For many decades the composer and conductor Maurice [Moyshe] Rauch was one of the principal figures on the Yiddishist music scene in the United States, in particular in its widespread choral movement.

Rauch was born in Anykst in Kovno Gubernye, then in Russian Poland as part of the Czarist Empire (now Lithuania). His father, shortly after being released from Siberian exile and imprisonment for revolutionary activities and associations, immigrated to the United States prior to the rest of the family, and Maurice was brought to America by his mother when he was nine months old. He had a solid general education at New York City public schools, and he attended Yiddishist cultural schools and summer camps from the time he was nine years old: the Sholem Aleichem Folks Shule, the Arbeter Ring (Workmen’s Circle) mitlshul, the Lerer Kursn, and the Sholem Aleichem Institute’s Camp Boiberik; and he worked at Camp Kinderland.

Upon his graduation from DeWitt Clinton High School, Rauch entered the Institute of Musical Art in New York (later The Juilliard School), where he focused on composition, which he subsequently pursued in Paris for about a year under a private scholarship with the legendary Nadia Boulanger. He related that Mme. Boulanger would simply tell him to leave an envelope on the piano after his lessons, in which he should put whatever money he felt he could afford from the accompanying, coaching, and other work he managed to find in Paris for his subsistence and to supplement his scholarship.

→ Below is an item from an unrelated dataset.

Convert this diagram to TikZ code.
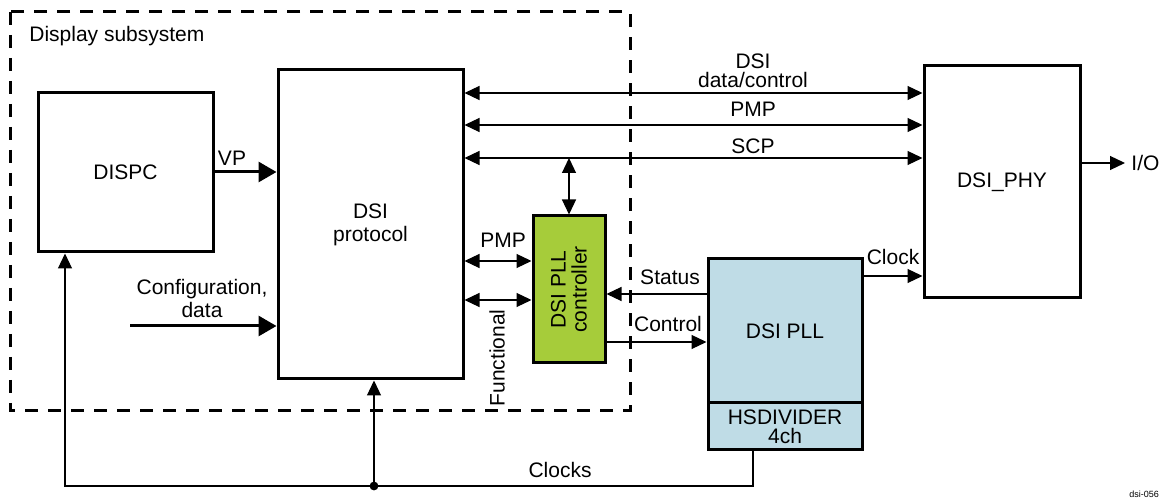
\documentclass[tikz,border=0pt]{standalone}
\usepackage{fontspec}
\setmainfont{Liberation Sans}
\usetikzlibrary{arrows.meta}

\definecolor{ctrlgreen}{HTML}{A6CC3A}
\definecolor{pllblue}{HTML}{BFDCE6}

\tikzset{
    block/.style={draw, line width=1.5pt, rectangle, inner sep=0pt, align=center},
    sig/.style={line width=0.6pt, -{Triangle[length=7.5pt,width=7pt]}},
    dsig/.style={line width=0.6pt, {Triangle[length=7.5pt,width=7pt]}-{Triangle[length=7.5pt,width=7pt]}},
    bus/.style={line width=1.5pt, -{Triangle[length=9pt,width=10pt]}},
    lbl/.style={inner sep=0pt, align=center},
}

\begin{document}
\begin{tikzpicture}[x=0.5pt, y=-0.5pt, font=\fontsize{10.5}{11.5}\selectfont]
    \useasboundingbox (0,0) rectangle (1161,501);

    % display subsystem frame
    \draw[line width=1.5pt, dash pattern=on 6.5pt off 5pt] (10,12) rectangle (630,411);
    \node[lbl, anchor=west] (dsstitle) at (29,36) {Display subsystem};

    % blocks
    \node[block, minimum width=87.5pt, minimum height=79.5pt] (dispc) at (125.5,172.5) {DISPC};
    \node[block, minimum width=92.5pt, minimum height=154.5pt] (proto) at (370.5,224.5) {DSI\\protocol};
    \node[block, minimum width=78pt, minimum height=116pt] (phy) at (1002,182) {DSI\_PHY};
    \node[block, fill=ctrlgreen, minimum width=36pt, minimum height=73.5pt] (ctrl) at (569,289.5) {};
    \node[lbl, rotate=90, font=\fontsize{10.5}{10.5}\selectfont] (ctrltext) at (ctrl.center) {DSI PLL\\controller};
    \node[block, fill=pllblue, minimum width=77pt, minimum height=72pt] (pll) at (785,331) {DSI PLL};
    \node[block, fill=pllblue, minimum width=77pt, minimum height=23.5pt,
          font=\fontsize{10.5}{9.5}\selectfont] (hsdiv) at (785,426.5) {HSDIVIDER\\4ch};

    % links protocol <-> phy
    \foreach \y in {93,125,158} {
        \draw[dsig] (proto.east |- 0,\y) -- (phy.west |- 0,\y);
    }
    \node[lbl, font=\fontsize{10.5}{9.5}\selectfont] (dsilbl) at (753,71) {DSI\\data/control};
    \node[lbl] (pmplbl) at (753,109) {PMP};
    \node[lbl] (scplbl) at (753,146) {SCP};
    \draw[dsig] (ctrl.north |- 0,158) -- (ctrl.north);

    % protocol <-> controller
    \draw[dsig] (proto.east |- 0,261) -- (ctrl.west |- 0,261);
    \node[lbl] (pmp2lbl) at (503,240) {PMP};
    \draw[dsig] (proto.east |- 0,300) -- (ctrl.west |- 0,300);
    \node[lbl, rotate=90] (funclbl) at (497,358) {Functional};

    % controller <-> pll
    \draw[sig] (pll.west |- 0,294) -- (ctrl.east |- 0,294);
    \node[lbl] (statlbl) at (670,277) {Status};
    \draw[sig] (ctrl.east |- 0,342) -- (pll.west |- 0,342);
    \node[lbl] (ctllbl) at (668,324) {Control};
    \draw[sig] (pll.east |- 0,276) -- (phy.west |- 0,276);
    \node[lbl] (clklbl) at (893,257) {Clock};

    % I/O
    \coordinate (io) at (1125,163);
    \draw[sig] (phy.east |- io) -- (io);
    \node[lbl, anchor=west] (iolbl) at (1131,163) {I/O};

    % inputs
    \draw[bus] (dispc.east |- 0,172) -- (proto.west |- 0,172);
    \node[lbl] (vplbl) at (232,158) {VP};
    \coordinate (cfgin) at (130,326);
    \draw[bus] (cfgin) -- (proto.west |- cfgin);
    \node[lbl, font=\fontsize{10.5}{11.5}\selectfont] (cfglbl) at (202,298) {Configuration,\\data};

    % clocks
    \coordinate (split) at (374,486);
    \draw[line width=0.6pt] (hsdiv.south -| 753,0) |- (split);
    \draw[sig] (split) -| (dispc.south -| 65,0);
    \draw[sig] (split) -- (proto.south -| split);
    \fill (split) circle[radius=2.2pt];
    \node[lbl] (clkslbl) at (560,470) {Clocks};

    \node[lbl, font=\fontsize{4.5}{5}\selectfont] (figid) at (1144,494) {dsi-056};
\end{tikzpicture}
\end{document}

In the United States he studied conducting formally with Albert Stoessel; and one of his piano teachers was Lazar Weiner, the supreme avatar of Yiddish art song and himself a brilliant virtuoso pianist. 

Rauch’s father was an ironworker who was involved in labor struggles and protests in New York, and though he quickly thought better of the idea, he even mused aloud about returning to the newly minted Communist state in Russia after the Bolshevik Revolution. Both parents were frequently at the forefront of rent strikes and other working-class disputes typical of the time. That family history, the circle of like-minded friends and acquaintances who frequented their home, and young Rauch’s exposure to the moderately leftist persuasions of his Yiddishist schooling cultivated in him a Yiddish-speaking working-class orientation and Volksgeist to which he remained committed throughout his life—long after those currents had lost much of their political viability specifically in terms of Jewish culture. He expressed that sympathy in much of his music—in original compositions and arrangements and in his selections of related repertoire for choral concerts.

In 1945 Rauch became associated with the Jewish Music Alliance (Der yidisher muzik-farband), which, unlike the socialist-infused (but anticommunist) Arbeter Ring, tended toward the extreme left in its support and funding of choruses that were even further to the left, and in the publication of choral arrangements of workers’ and revolutionary songs in Yiddish (some in open praise of the Soviet Union and its leaders). He directed its affiliated choruses in New England. During the 1930s the Alliance had altered its name from the original one, Der yidisher muzikalisher arbiter-farband (the Jewish Workers Music Alliance), to the version without the reference to “workers”; but its mission, character, and political sympathies (though not tied to any one party or party line) remained unchanged. As an organization in which many members saw hope for the future in proletarian internationalism, it generally shied away from overt nationalist expressions and ignored cultural as well as political Zionist repertoires, which, in any case, were in modern Hebrew and thus outside—if not contrary—to the Alliance’s purpose. Nonetheless, the Alliance was also linked to the Jewish National Workers Alliance, which had Labor Zionist leanings and involvements. That connection helped foster in some Alliance circles a measure of pride in the new Jewish state after 1948, and in 1952 Rauch led a combined Jewish Music Alliance chorus on a tour to Israel to appear at the first of many subsequent international choral festivals there, known as the Zimriya. Although the festival certainly could expect to have members of Israel’s labor movements in its audiences, and though a part of the attraction for that tour probably resided in the socialist dimensions of modern Israel’s development, the motivation for the participation of the Alliance was more cultural than political. It was an opportunity to gain greater recognition for the chorus and its cultural endeavors, and to expose uninitiated younger audiences (Israeli and others) to the Yiddish repertoire and its underlying literary elements, to which Alliance members were fiercely devoted as their Jewish identity.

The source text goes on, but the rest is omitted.